WHAT IS REQUIRED: Reproduce the lines of the material exactly, excluding every image.

==============================

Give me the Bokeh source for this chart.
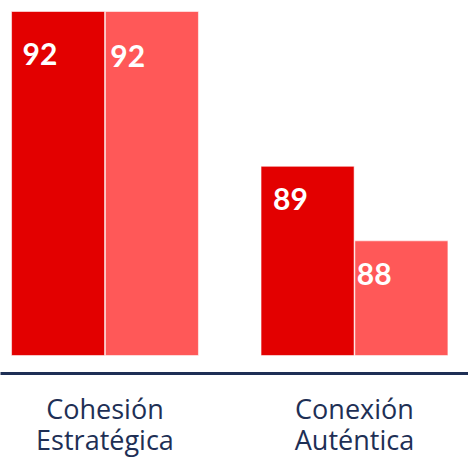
from bokeh.plotting import figure
from bokeh.models import Range1d, FixedTicker, ColumnDataSource
from bokeh.transform import dodge
from bokeh.core.properties import value
from bokeh.embed import file_html
from bokeh.resources import INLINE

# ---- data ----
categories = ["Cohesión\nEstratégica", "Conexión\nAuténtica"]
group_index = [0, 1]
series_a = [92.0, 89.3]
series_b = [92.0, 88.0]
labels_a = ["92", "89"]
labels_b = ["92", "88"]
baseline = 86.0

# ---- style ----
dark_red = "#E30000"
light_red = "#FF5858"
navy = "#1E2F55"
bar_w = 0.373
shift = 0.188
label_dx_a = [11, 12]
label_dy_a = [42, 33]
label_dx_b = [5, 2]
label_dy_b = [44, 33]

src = ColumnDataSource(dict(
    x=group_index, a=series_a, b=series_b, base=[baseline] * len(group_index),
    la=labels_a, lb=labels_b,
    dxa=label_dx_a, dya=label_dy_a, dxb=label_dx_b, dyb=label_dy_b,
))

p = figure(frame_width=468, frame_height=373,
           x_range=Range1d(-0.4188, 1.457), y_range=Range1d(85.686, 92.192),
           output_backend="svg", toolbar_location=None,
           min_border_left=0, min_border_right=0, min_border_top=0, min_border_bottom=0)
p.background_fill_color = "white"
p.border_fill_color = "white"
p.outline_line_color = None
p.grid.visible = False
p.yaxis.visible = False

p.vbar(x=dodge("x", -shift, range=p.x_range), top="a", bottom="base", width=bar_w,
       source=src, fill_color=dark_red, line_color="white", line_alpha=0.55, line_width=1)
p.vbar(x=dodge("x", shift, range=p.x_range), top="b", bottom="base", width=bar_w,
       source=src, fill_color=light_red, line_color="white", line_alpha=0.55, line_width=1)

p.text(x=dodge("x", -shift - bar_w / 2, range=p.x_range), y="a", text="la", source=src,
       x_offset="dxa", y_offset="dya", text_align="left", text_baseline="alphabetic",
       text_color="white", text_font=value("Lato"), text_font_style="bold",
       text_font_size="30px")
p.text(x=dodge("x", shift - bar_w / 2, range=p.x_range), y="b", text="lb", source=src,
       x_offset="dxb", y_offset="dyb", text_align="left", text_baseline="alphabetic",
       text_color="white", text_font=value("Lato"), text_font_style="bold",
       text_font_size="30px")

ax = p.xaxis[0]
ax.ticker = FixedTicker(ticks=group_index)
ax.major_label_overrides = {i: c for i, c in zip(group_index, categories)}
ax.axis_line_color = navy
ax.axis_line_width = 3
ax.major_tick_line_color = None
ax.minor_tick_line_color = None
ax.major_tick_out = 0
ax.major_tick_in = 0
ax.major_label_standoff = 16
ax.major_label_text_font = "Open Sans"
ax.major_label_text_font_size = "27px"
ax.major_label_text_color = navy
ax.major_label_text_line_height = 0.85

open("out.html", "w").write(file_html(p, INLINE))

==============================

ANSWER:
Give me the Bokeh source for this chart.
from bokeh.plotting import figure
from bokeh.models import Range1d, FixedTicker, ColumnDataSource
from bokeh.transform import dodge
from bokeh.core.properties import value
from bokeh.embed import file_html
from bokeh.resources import INLINE

# ---- data ----
categories = ["Cohesión\nEstratégica", "Conexión\nAuténtica"]
group_index = [0, 1]
series_a = [92.0, 89.3]
series_b = [92.0, 88.0]
labels_a = ["92", "89"]
labels_b = ["92", "88"]
baseline = 86.0

# ---- style ----
dark_red = "#E30000"
light_red = "#FF5858"
navy = "#1E2F55"
bar_w = 0.373
shift = 0.188
label_dx_a = [11, 12]
label_dy_a = [42, 33]
label_dx_b = [5, 2]
label_dy_b = [44, 33]

src = ColumnDataSource(dict(
    x=group_index, a=series_a, b=series_b, base=[baseline] * len(group_index),
    la=labels_a, lb=labels_b,
    dxa=label_dx_a, dya=label_dy_a, dxb=label_dx_b, dyb=label_dy_b,
))

p = figure(frame_width=468, frame_height=373,
           x_range=Range1d(-0.4188, 1.457), y_range=Range1d(85.686, 92.192),
           output_backend="svg", toolbar_location=None,
           min_border_left=0, min_border_right=0, min_border_top=0, min_border_bottom=0)
p.background_fill_color = "white"
p.border_fill_color = "white"
p.outline_line_color = None
p.grid.visible = False
p.yaxis.visible = False

p.vbar(x=dodge("x", -shift, range=p.x_range), top="a", bottom="base", width=bar_w,
       source=src, fill_color=dark_red, line_color="white", line_alpha=0.55, line_width=1)
p.vbar(x=dodge("x", shift, range=p.x_range), top="b", bottom="base", width=bar_w,
       source=src, fill_color=light_red, line_color="white", line_alpha=0.55, line_width=1)

p.text(x=dodge("x", -shift - bar_w / 2, range=p.x_range), y="a", text="la", source=src,
       x_offset="dxa", y_offset="dya", text_align="left", text_baseline="alphabetic",
       text_color="white", text_font=value("Lato"), text_font_style="bold",
       text_font_size="30px")
p.text(x=dodge("x", shift - bar_w / 2, range=p.x_range), y="b", text="lb", source=src,
       x_offset="dxb", y_offset="dyb", text_align="left", text_baseline="alphabetic",
       text_color="white", text_font=value("Lato"), text_font_style="bold",
       text_font_size="30px")

ax = p.xaxis[0]
ax.ticker = FixedTicker(ticks=group_index)
ax.major_label_overrides = {i: c for i, c in zip(group_index, categories)}
ax.axis_line_color = navy
ax.axis_line_width = 3
ax.major_tick_line_color = None
ax.minor_tick_line_color = None
ax.major_tick_out = 0
ax.major_tick_in = 0
ax.major_label_standoff = 16
ax.major_label_text_font = "Open Sans"
ax.major_label_text_font_size = "27px"
ax.major_label_text_color = navy
ax.major_label_text_line_height = 0.85

open("out.html", "w").write(file_html(p, INLINE))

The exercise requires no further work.